オートフォーカスのフォーカス計算は画像コンテンツに基づいており、極大値を見つけるには複数の計測が必要なので、画像コンテンツが探索処理中に変更されてはいけません。

一部のアルゴリズムは、対象領域の被写界深度が不十分な場合、グローバル極大値がない場所に近接するフォーカス設定を探索します。このような場合、「グローバル探索」や「フルスキャン」のみが適しています。

極大探索の精度

ヒステリシスは、最大シャープネスの探索が停止する、最小ステップサイズを指定します。最大値探索で達成できる精度も決定されます。「フルスキャン」の場合のみ、ヒステリシスは探索領域全体のスキャンに使用される一定のステップ幅を指定します。

フォーカスカメラの使用事例

一般に、液体レンズとオートフォーカスを搭載した uEye LE AF ボードレベルカメラは、被写体との距離が変動するあらゆる用途に適しています。焦点面を手動またはカメラソフトウェアで自動調節すると、レンズを操作できない場合にも便利です。特にロボットアームなどのモバイル用途では、小型のボードレベルカメラは常に被写体やコードにピントを合わせて、ロボットが移動するたびに明瞭に読み取ります。

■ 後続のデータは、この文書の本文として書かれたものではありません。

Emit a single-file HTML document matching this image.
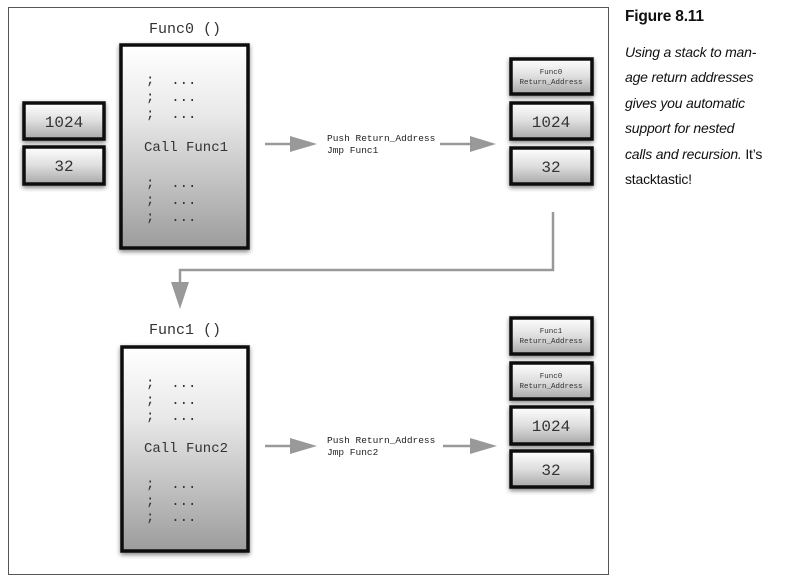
<!DOCTYPE html>
<html><head><meta charset="utf-8"><style>
html,body{margin:0;padding:0;background:#fff;width:791px;height:584px;overflow:hidden}
.cap{position:absolute;left:625px;font-family:"Liberation Sans",sans-serif;font-size:14px;color:#111;letter-spacing:-0.2px}
</style></head><body>
<svg width="791" height="584" viewBox="0 0 791 584" style="position:absolute;left:0;top:0" font-family="Liberation Mono, DejaVu Sans Mono, monospace">
<defs>
<linearGradient id="g" x1="0" y1="0" x2="0" y2="1"><stop offset="0" stop-color="#ffffff"/><stop offset="0.35" stop-color="#e8e8e8"/><stop offset="1" stop-color="#9c9c9c"/></linearGradient>
<linearGradient id="gs" x1="0" y1="0" x2="0" y2="1"><stop offset="0" stop-color="#ffffff"/><stop offset="0.5" stop-color="#dedede"/><stop offset="1" stop-color="#a8a8a8"/></linearGradient>
<filter id="sh" x="-20%" y="-20%" width="140%" height="140%"><feGaussianBlur in="SourceAlpha" stdDeviation="2.5"/><feOffset dx="0" dy="2"/><feComponentTransfer><feFuncA type="linear" slope="0.5"/></feComponentTransfer><feMerge><feMergeNode/><feMergeNode in="SourceGraphic"/></feMerge></filter>
</defs>
<rect x="8.5" y="7.5" width="600" height="567" fill="none" stroke="#555" stroke-width="1"/>
<g stroke="#111" stroke-width="3.5" filter="url(#sh)">
<rect x="121" y="45" width="127" height="203" fill="url(#g)"/>
<rect x="122" y="347" width="126" height="204" fill="url(#g)"/>
<rect x="24" y="103" width="80" height="36" fill="url(#gs)"/>
<rect x="24" y="147" width="80" height="37" fill="url(#gs)"/>
<rect x="511" y="59" width="81" height="35" fill="url(#gs)"/>
<rect x="511" y="103" width="81" height="36" fill="url(#gs)"/>
<rect x="511" y="148" width="81" height="36" fill="url(#gs)"/>
<rect x="511" y="318" width="81" height="36" fill="url(#gs)"/>
<rect x="511" y="363" width="81" height="36" fill="url(#gs)"/>
<rect x="511" y="407" width="81" height="37" fill="url(#gs)"/>
<rect x="511" y="451" width="81" height="36" fill="url(#gs)"/>
</g>
<g fill="#333" font-size="14">
<text x="185" y="33" text-anchor="middle" font-size="15">Func0 ()</text>
<text x="185" y="334" text-anchor="middle" font-size="15">Func1 ()</text>
<text x="146" y="84" xml:space="preserve">;  ...</text>
<text x="146" y="101" xml:space="preserve">;  ...</text>
<text x="146" y="118" xml:space="preserve">;  ...</text>
<text x="144" y="151">Call Func1</text>
<text x="146" y="187" xml:space="preserve">;  ...</text>
<text x="146" y="204" xml:space="preserve">;  ...</text>
<text x="146" y="221" xml:space="preserve">;  ...</text>
<text x="146" y="387" xml:space="preserve">;  ...</text>
<text x="146" y="404" xml:space="preserve">;  ...</text>
<text x="146" y="420" xml:space="preserve">;  ...</text>
<text x="144" y="452">Call Func2</text>
<text x="146" y="488" xml:space="preserve">;  ...</text>
<text x="146" y="505" xml:space="preserve">;  ...</text>
<text x="146" y="521" xml:space="preserve">;  ...</text>
<text x="64" y="127" text-anchor="middle" font-size="16">1024</text>
<text x="64" y="171" text-anchor="middle" font-size="16">32</text>
<text x="551" y="127" text-anchor="middle" font-size="16">1024</text>
<text x="551" y="172" text-anchor="middle" font-size="16">32</text>
<text x="551" y="431" text-anchor="middle" font-size="16">1024</text>
<text x="551" y="475" text-anchor="middle" font-size="16">32</text>
</g>
<g fill="#333" font-size="7.5" text-anchor="middle">
<text x="551" y="74">Func0</text><text x="551" y="84">Return_Address</text>
<text x="551" y="333">Func1</text><text x="551" y="343">Return_Address</text>
<text x="551" y="378">Func0</text><text x="551" y="388">Return_Address</text>
</g>
<g fill="#222" font-size="9.5">
<text x="327" y="141">Push Return_Address</text><text x="327" y="153">Jmp Func1</text>
<text x="327" y="443">Push Return_Address</text><text x="327" y="455">Jmp Func2</text>
</g>
<g stroke="#999" stroke-width="2.5" fill="none">
<line x1="265" y1="144" x2="292" y2="144"/><line x1="440" y1="144" x2="472" y2="144"/>
<line x1="265" y1="446" x2="292" y2="446"/><line x1="443" y1="446" x2="472" y2="446"/>
<polyline points="553,212 553,270 180,270 180,285"/>
</g>
<g fill="#999">
<polygon points="290,136 317,144 290,152"/><polygon points="470,136 496,144 470,152"/>
<polygon points="290,438 317,446 290,454"/><polygon points="470,438 497,446 470,454"/>
<polygon points="171,282 189,282 180,309"/>
</g>
</svg>
<div class="cap" style="top:8px;font-weight:bold;font-size:15.5px">Figure 8.11</div>
<div class="cap" style="top:40px;font-style:italic;line-height:25.4px">Using a stack to man-<br>age return addresses<br>gives you automatic<br>support for nested<br>calls and recursion. <span style="font-style:normal">It’s</span><br><span style="font-style:normal">stacktastic!</span></div>
</body></html>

HALCON などの画像処理と組み合わせると、uEye オートフォーカスシステムの処理範囲はさらに広がります。 たとえば HALCON は、あらゆるフォーカス設定の画像について、すべてのフォーカスレベルで被写体を明瞭に示す、連続的にシャープな画像を計算します。露出 (High Dynamic Focus) ではなく、フォーカスに関連する「HDR」という画像です。

すべての焦点面上の被写体シーンを「スキャン」することで、HALCON はこのような画像のシャープネス測定に基づいて奥行き情報 (Depth from Focus) も計算できます。